2010-08-17
The two sorts of Referer spam that I see
In general, there are two sorts of Referer spam that I see here on WanderingThoughts. The first
sort is what I'll call 'plain referer spam', HTTP requests that have
Referer
URLs that are various spam websites. Many of these are easily
recognizable because they are of the form 'http://web.site', with no
trailing slash on the end; this is a legal URL, but it is not one that
regular browsers ever send. Usually the domain names or the rest of the
URL make it pretty clear that this is spam instead of a crazy browser.
(You can enter a website name without the trailing slash, but your
browser will almost always add the trailing slash when it actually
visits the page. Then when you click on links on the page, it is the
slash-added URL that is sent as the Referer
.)
The other sort is what I call 'active text', and is much less common.

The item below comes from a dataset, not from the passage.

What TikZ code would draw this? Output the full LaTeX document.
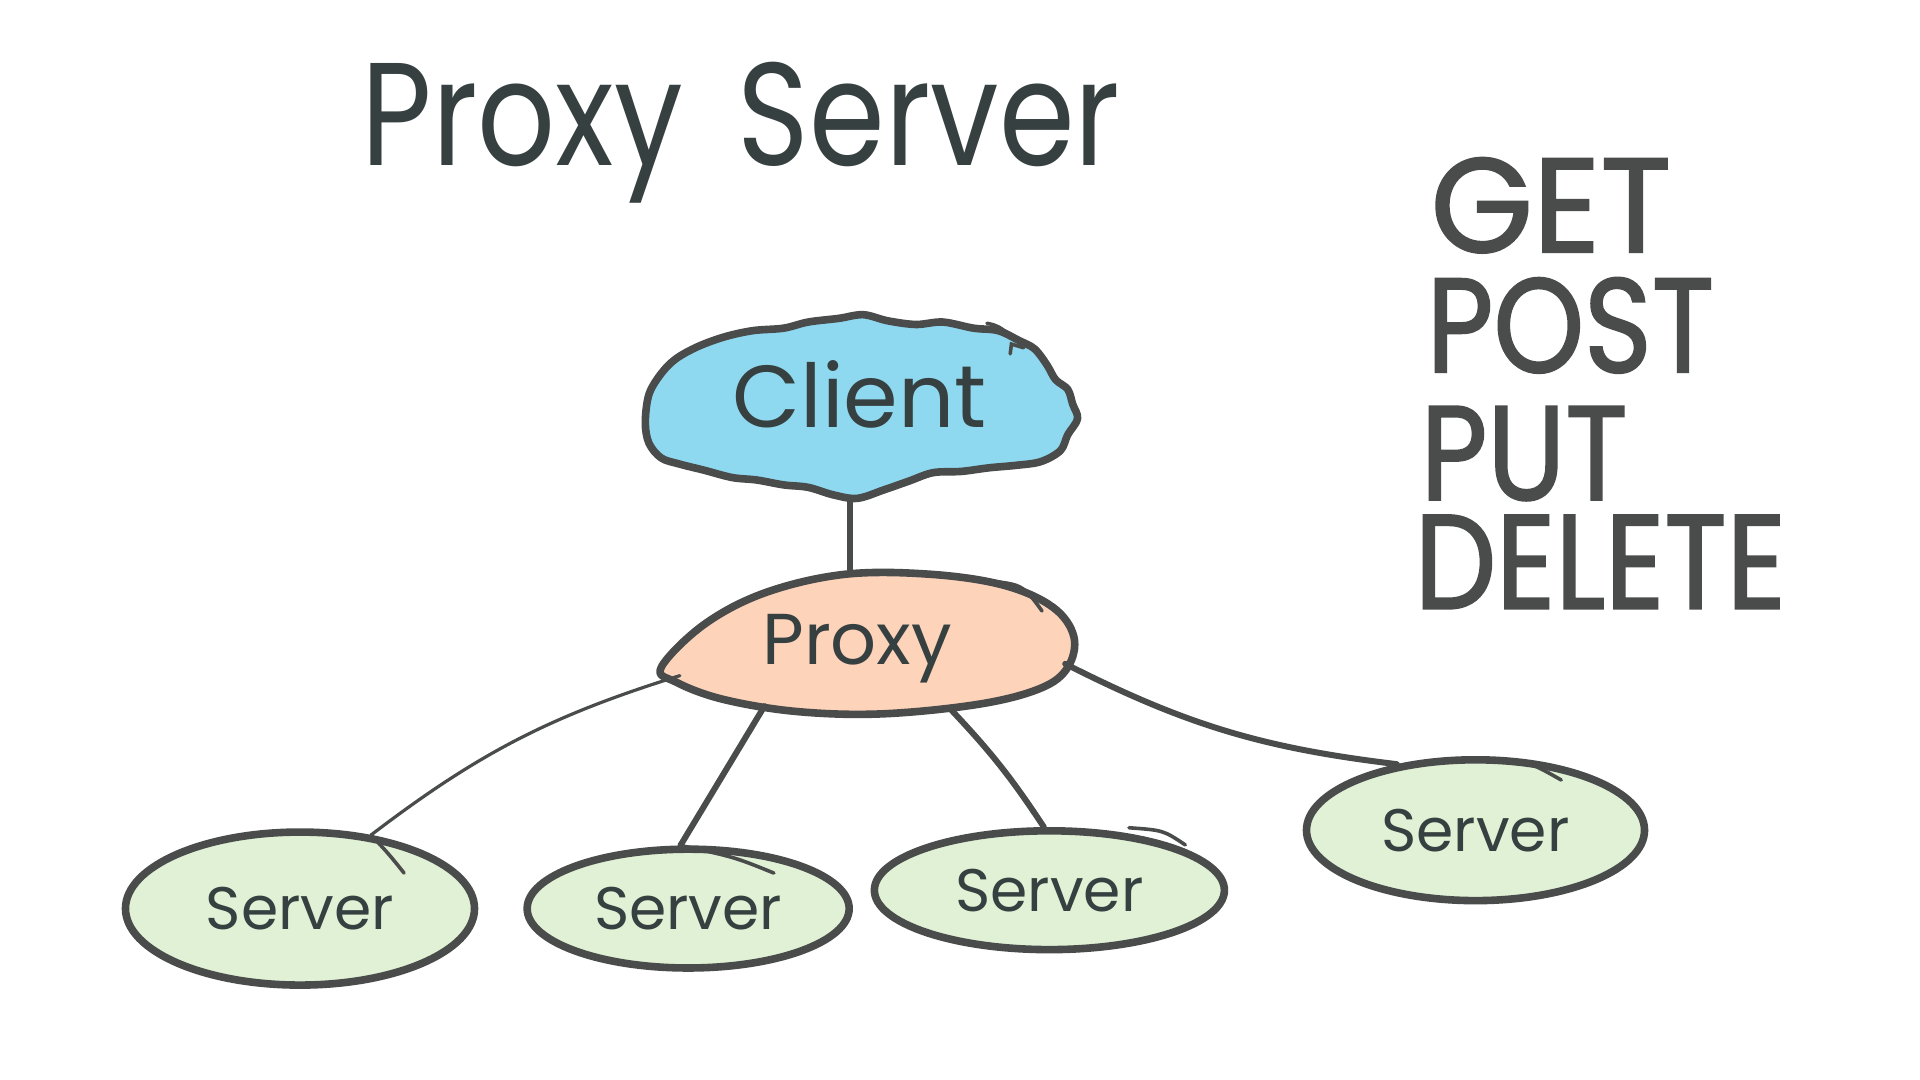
\documentclass[tikz,border=0pt]{standalone}
\usepackage{fontspec}
\setmainfont{Poppins}
\newfontfamily\methfont{Poppins}[FakeBold=1.6]
\usetikzlibrary{shapes.geometric}
\definecolor{ink}{HTML}{4A4C4C}
\definecolor{txt}{HTML}{374040}
\definecolor{cloudblue}{HTML}{8FD9F0}
\definecolor{peach}{HTML}{FDD3BA}
\definecolor{mint}{HTML}{E0F1D6}
\begin{document}
\begin{tikzpicture}[x=0.6122pt,y=-0.6122pt,
  outline/.style={draw=ink,line width=3.8pt,line join=round,line cap=round},
  conn/.style={draw=ink,line width=3pt,line cap=round},
  thinconn/.style={draw=ink,line width=1.6pt,line cap=round},
  extra/.style={draw=ink,line width=1.8pt,line cap=round},
  serverbox/.style={ellipse,draw=ink,line width=3.8pt,fill=mint,text=txt,
    font=\fontsize{30}{36}\selectfont,inner sep=0pt},
  ghost/.style={draw=none,inner sep=0pt},
  lbl/.style={text=txt,inner sep=0pt},
  method/.style={text=ink,anchor=base west,inner sep=0pt,align=left,
    font=\methfont\fontsize{62}{59.4pt}\selectfont}]
\useasboundingbox[fill=white] (0,0) rectangle (1568,882);

% title
\node[lbl,anchor=base west,font=\fontsize{61}{70}\selectfont] (title) at (295,135) {\scalebox{1}[1.2]{Proxy\hspace{0.45em}Server}};

% methods
\node[method] (methods) at (1155,497) {%
  \hspace*{8pt}\scalebox{1.06}[1.08]{GET}\\[0.6pt]
  \hspace*{6pt}\scalebox{0.93}[1.08]{POST}\\[4.4pt]
  \hspace*{3pt}\scalebox{0.93}[1.08]{PUT}\\[-5pt]
  \scalebox{0.93}[1.08]{DELETE}};

% client cloud
\path[outline,fill=cloudblue] plot[smooth cycle,tension=0.55] coordinates {
 (527,345) (530,322) (540,305) (552,293) (570,283) (592,275) (615,270) (640,268)
 (660,263) (685,260) (705,257) (725,262) (748,265) (770,263) (795,268) (815,270)
 (832,278) (845,285) (855,298) (862,310) (872,318) (876,330) (880,342) (872,355)
 (866,368) (850,377) (830,380) (808,382) (785,385) (762,386) (742,393) (722,400)
 (700,407) (680,404) (660,398) (640,396) (618,392) (598,390) (575,384) (555,379)
 (540,374) (530,362)};
\draw[extra] (806,264) .. controls (815,266) .. (828,276);
\draw[extra] (825,289) -- (826,281) -- (836,284);
\node[ghost,minimum width=214pt,minimum height=91pt] (client) at (694,333) {};
\node[lbl,font=\fontsize{44}{52}\selectfont] (clienttext) at (702,322) {Client};

% proxy lens
\path[outline,fill=peach] plot[smooth cycle,tension=0.6] coordinates {
 (540,545) (575,510) (625,484) (690,469) (760,469) (820,478) (860,496) (877,520)
 (872,545) (850,562) (800,575) (720,583) (650,581) (590,571) (552,557)};
\draw[extra] (802,474) .. controls (835,477) .. (851,499);
\node[ghost,ellipse,minimum width=208pt,minimum height=72pt] (proxy) at (707,525) {};
\node[lbl,font=\fontsize{36}{44}\selectfont] (proxytext) at (700,530) {Proxy};

% servers
\node[serverbox,minimum width=174.5pt,minimum height=76.5pt] (s1) at (245,742) {Server};
\node[serverbox,minimum width=161pt,minimum height=59.4pt] (s2) at (562,742) {Server};
\node[serverbox,minimum width=175pt,minimum height=59.4pt] (s3) at (857,727) {Server};
\node[serverbox,minimum width=169pt,minimum height=70.4pt] (s4) at (1205,678) {Server};

% connectors
\draw[conn] (client.south) -- (client.south |- proxy.north);
\draw[thinconn] (proxy.190) to[bend right=10] (s1.46);
\draw[conn] (proxy.212) -- (s2.97);
\draw[conn] (proxy.322) to[bend left=5] (s3.95);
\draw[conn] (proxy.354) to[bend right=10] (s4.140);

% extra sketch strokes
\draw[extra] (s1.46) .. controls (318,698) .. (330,713);
\draw[extra] (s2.97) .. controls (600,700) .. (632,713);
\draw[extra] (922,676) .. controls (950,678) .. (968,690);
\draw[extra] (1203,621) .. controls (1245,620) .. (1275,637);
\end{tikzpicture}
\end{document}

Active text is snippets of actual text in the Referer
instead of
an URL; I believe I've seen HTML, BBCode, and even an attempt with
JavaScript. I find this spam both depressing and intensely irritating,
especially the JavaScript. It's depressing because that spammers are
doing it implies that there is software that just puts the text from
Referer
headers on some web page without escaping it first (which is
terribly wrong); it's irritating because
it's clearly attempting to exploit a security flaw and I'm a sysadmin.
(These Referer
headers are clearly bogus; I don't think they even
bother pretending by, say, putting a 'http://...' on the front of
a garbage word at the start.)
My memory, along with some early entries here, suggests that Referer
spam used to be a lot more common than it is now. These days a typical
volume is at most one or two attempts a day, and I'm pretty sure that
there are days with none at all. Since the spammers are not hitting me
with the same Referer
over and over, I generally assume that their
current goal is to collect links from as many web pages as possible
in order to boost their search engine rankings. Naturally they are
completely indifferent to the fact that CSpace has no page that shows
Referer
information, which makes their efforts here completely
useless.
(Like email spam, web spam has become something that I no longer pay much attention to unless it is really glaring and in my face.)
PS: if you have public Referer
logs, I sugges that you turn them off.
If you have private Referer
logs that are presented in any sort of
web interface, I suggest that you make sure that your software properly
quotes and escapes the Referer
information. I view my Referer
logs
in plain text with minimal processing, but I'm aware that this is
attractive only to crazy people like me.
(And never, ever investigate a spammed website with anything except an
extremely secure browser configuration; you should assume that all of
them are absolutely crawling with infectious malware. I use lynx
, or
sometimes wless
.)